Knowles sounds out compromise on subsistence

Posted: Monday, July 16, 2001

Gov. Tony Knowles spent last week talking with Native and legislative leaders, trying to sell a compromise proposal that would affect the appeal of the Katie John subsistence case to the U.S. Supreme Court.

Knowles' offer is that he will appeal the case only if lawmakers call themselves into a special session and agree to put a constitutional amendment before voters that would give rural preference to subsistence, according to Native groups and Katie John's attorney.

Bob King, spokesman for the governor, confirmed that Knowles has been "looking into a proposal along those lines" and will announce his plans this week.

"The governor is looking at a resolution that addresses his two priorities: retaining a rural subsistence priority and retaining state management authority," King said Friday.

So far, the idea is receiving generally negative responses from both sides of the issue.

"That's not acceptable," said one of the advocates for appealing the case, Sen. Pete Kelly, a Fairbanks Republican. "You don't trade defending the sovereignty of Alaska for a political vote."

"The Native community is concerned about this approach," said Heather Kendall-Miller, Katie John's attorney, who would like the governor to forget about the appeal, since she has won in the lower courts. "They'd rather see the governor stand on principle and drop the appeal."

"It's flat-out blackmail," said Carl Rosier, president of the Alaska Outdoor Council, the state's largest sport hunting and fishing group. "I don't see it as a compromise at all. If he can't stand up for the state's rights, he's not fulfilling his role as governor."

Subsistence has been one of the state's most divisive issues for more than a decade.

A federal law enacted in 1980, the Alaska National Interest Lands Conservation Act, gives priority on federal lands to rural residents who take fish and game for subsistence. But in 1989, the Alaska Supreme Court ruled a rural preference for subsistence hunting and fishing violated the state constitution. Because state officials managed fish and game, they were bound by the Supreme Court decision.

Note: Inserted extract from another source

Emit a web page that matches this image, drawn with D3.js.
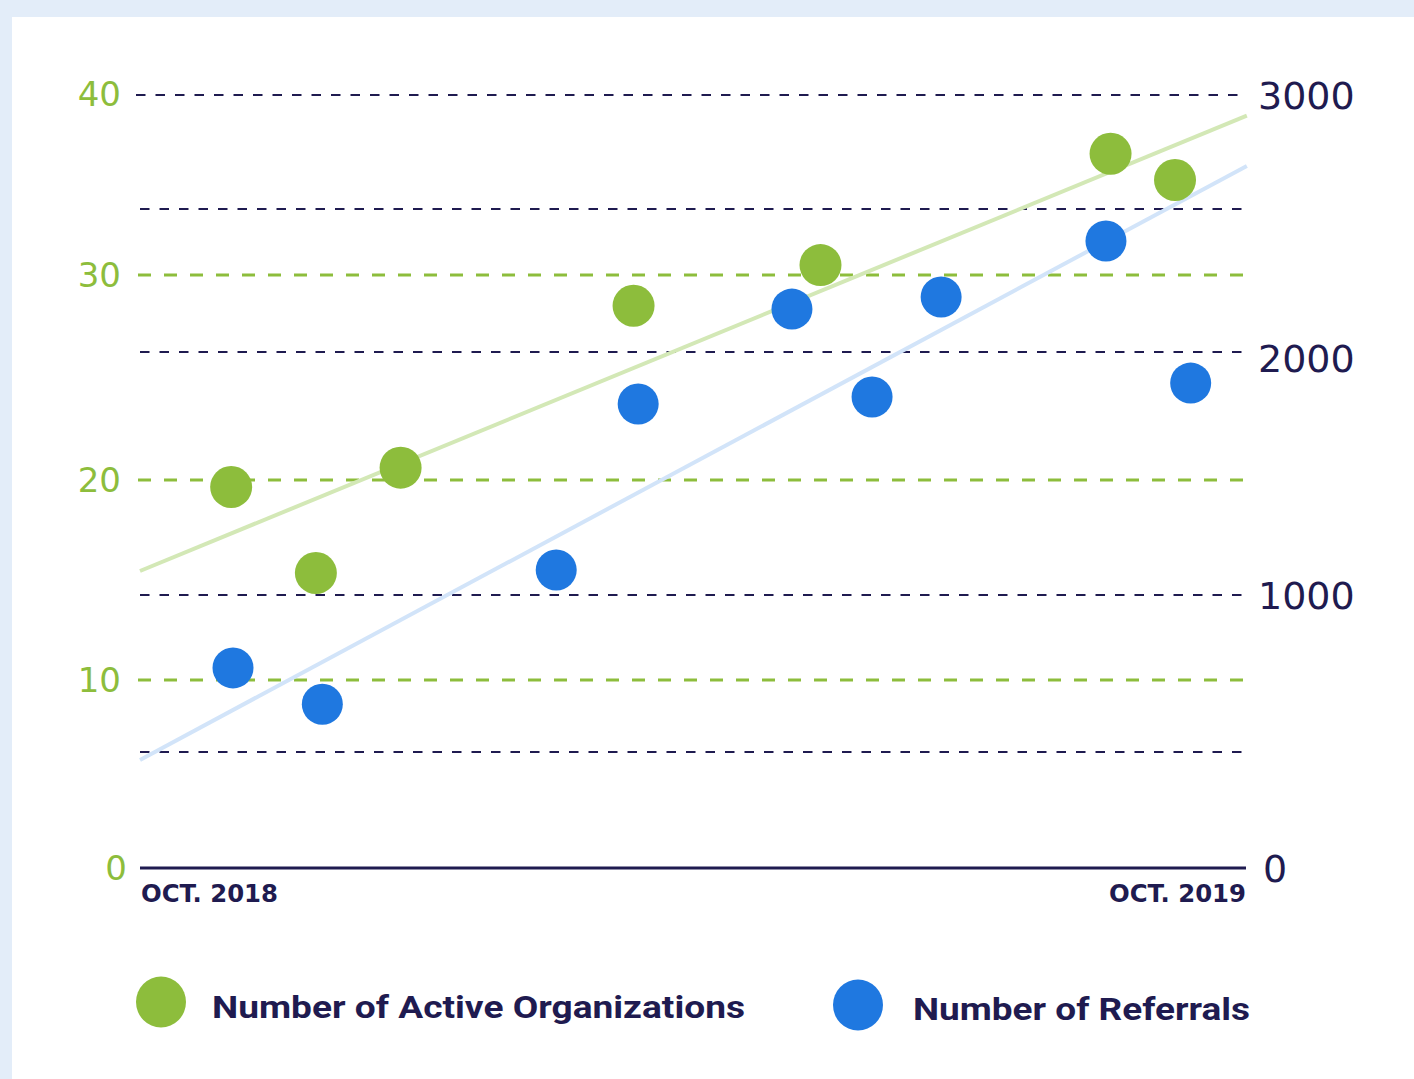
<!DOCTYPE html>
<html><head><meta charset="utf-8">
<script src="https://cdn.jsdelivr.net/npm/d3@7/dist/d3.min.js"></script>
<style>html,body{margin:0;padding:0;background:#e3edf9;}svg{display:block;}</style>
</head><body>
<svg id="c" width="1414" height="1079"></svg>
<script>
// ---- data ----
const orgMonths = [0.99, 1.91, 2.83, 5.36, 7.39, 10.54, 11.24];
const orgValues = [19.65, 15.35, 20.6, 28.5, 30.55, 36.7, 35.25];
const refMonths = [1.01, 1.98, 4.52, 5.41, 7.08, 7.95, 8.7, 10.49, 11.41];
const refValues = [733, 600, 1103, 1786, 2167, 1815, 2214, 2432, 1872];
const orgTrend = [[0, 15.45], [12.02, 38.8]];
const refTrend = [[0, 396], [12.02, 2724]];
const leftTicks = [0, 10, 20, 30, 40];
const rightTicks = [0, 1000, 2000, 3000];
const greenGrid = [10, 20, 30];
const navyGrid = [425, 1000, 2000, 2556, 3000];
const xLabels = ["OCT. 2018", "OCT. 2019"];
const legendLabels = ["Number of Active Organizations", "Number of Referrals"];

const GREEN = "#8dbd3c", BLUE = "#1f78e0", NAVY = "#1f1b50";
const svg = d3.select("#c");
svg.append("rect").attr("x", 12).attr("y", 17).attr("width", 1402).attr("height", 1062).attr("fill", "#fff");

const x = d3.scaleLinear().domain([0, 12]).range([140, 1245]);
const yL = d3.scaleLinear().domain([0, 10, 20, 30, 40]).range([868, 680, 480, 275, 94]);
const yR = d3.scaleLinear().domain([0, 1000, 2000, 3000]).range([868, 595, 352, 95]);

// grid lines
svg.append("g").selectAll("line").data(navyGrid).join("line")
  .attr("x1", d => d === 3000 ? 136 : 140).attr("x2", 1247)
  .attr("y1", d => yR(d)).attr("y2", d => yR(d))
  .attr("stroke", NAVY).attr("stroke-width", 2).attr("stroke-dasharray", "9.5,10");
svg.append("g").selectAll("line").data(greenGrid).join("line")
  .attr("x1", 138).attr("x2", 1247)
  .attr("y1", d => yL(d)).attr("y2", d => yL(d))
  .attr("stroke", GREEN).attr("stroke-width", 3).attr("stroke-dasharray", "13,13");

// baseline
svg.append("line").attr("x1", 140).attr("x2", 1246).attr("y1", yL(0)).attr("y2", yL(0))
  .attr("stroke", NAVY).attr("stroke-width", 3);

// axis labels
svg.append("g").selectAll("text").data(leftTicks).join("text")
  .attr("x", d => d === 0 ? 127 : 121).attr("y", d => yL(d)).attr("dy", "0.36em")
  .attr("text-anchor", "end").attr("fill", GREEN)
  .attr("font-family", "'DejaVu Sans', sans-serif").attr("font-size", 34)
  .text(d => d);
svg.append("g").selectAll("text").data(rightTicks).join("text")
  .attr("x", d => d === 0 ? 1263 : 1258).attr("y", d => d === 2000 ? yR(d) + 6 : yR(d)).attr("dy", "0.36em")
  .attr("text-anchor", "start").attr("fill", NAVY)
  .attr("font-family", "'DejaVu Sans', sans-serif").attr("font-size", 38)
  .text(d => d);

svg.append("g").selectAll("text").data(xLabels).join("text")
  .attr("x", (d, i) => i === 0 ? 141 : 1246).attr("y", 902)
  .attr("text-anchor", (d, i) => i === 0 ? "start" : "end")
  .attr("fill", NAVY).attr("font-family", "'DejaVu Sans', sans-serif").attr("font-weight", 700)
  .attr("font-size", 24).attr("textLength", 137).attr("lengthAdjust", "spacingAndGlyphs")
  .text(d => d);

// trend lines
svg.append("line")
  .attr("x1", x(orgTrend[0][0])).attr("y1", yL(orgTrend[0][1]))
  .attr("x2", x(orgTrend[1][0])).attr("y2", yL(orgTrend[1][1]))
  .attr("stroke", "#d3e8b6").attr("stroke-width", 4);
svg.append("line")
  .attr("x1", x(refTrend[0][0])).attr("y1", yR(refTrend[0][1]))
  .attr("x2", x(refTrend[1][0])).attr("y2", yR(refTrend[1][1]))
  .attr("stroke", "#d2e4f9").attr("stroke-width", 4);

// points
svg.append("g").selectAll("circle").data(orgMonths).join("circle")
  .attr("cx", d => x(d)).attr("cy", (d, i) => yL(orgValues[i])).attr("r", 21).attr("fill", GREEN);
svg.append("g").selectAll("circle").data(refMonths).join("circle")
  .attr("cx", d => x(d)).attr("cy", (d, i) => yR(refValues[i])).attr("r", 20.5).attr("fill", BLUE);

// legend
const leg = [
  {cx: 161, cy: 1002, color: GREEN, tx: 212, ty: 1006, w: 533, label: legendLabels[0]},
  {cx: 858, cy: 1005, color: BLUE, tx: 913, ty: 1008, w: 337, label: legendLabels[1]}
];
svg.append("g").selectAll("ellipse").data(leg).join("ellipse")
  .attr("cx", d => d.cx).attr("cy", d => d.cy).attr("rx", 25).attr("ry", 25.5).attr("fill", d => d.color);
svg.append("g").selectAll("text").data(leg).join("text")
  .attr("x", d => d.tx).attr("y", d => d.ty).attr("dy", "0.36em")
  .attr("fill", NAVY).attr("font-family", "Roboto, sans-serif").attr("font-weight", 700)
  .attr("font-size", 32).attr("textLength", d => d.w).attr("lengthAdjust", "spacingAndGlyphs")
  .text(d => d.label);
</script>
</body></html>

In response to a lawsuit by Athabaskan elder Katie John, a federal appeals court ruled in 1995 that the federal government could ensure rural Alaskans' subsistence needs by taking over fisheries management in navigable waters running through federal lands and adjacent to them. The court last month reaffirmed its ruling.

Knowles has until Aug. 7 to decide whether to appeal the case to the U.S Supreme Court.

Alaska lawmakers have repeatedly rejected a constitutional amendment that would make a rural preference for subsistence hunting acceptable under state law.

Many opponents in and outside the Legislature have argued that the rural priority discriminates against urban Alaskans who want to hunt and fish for food.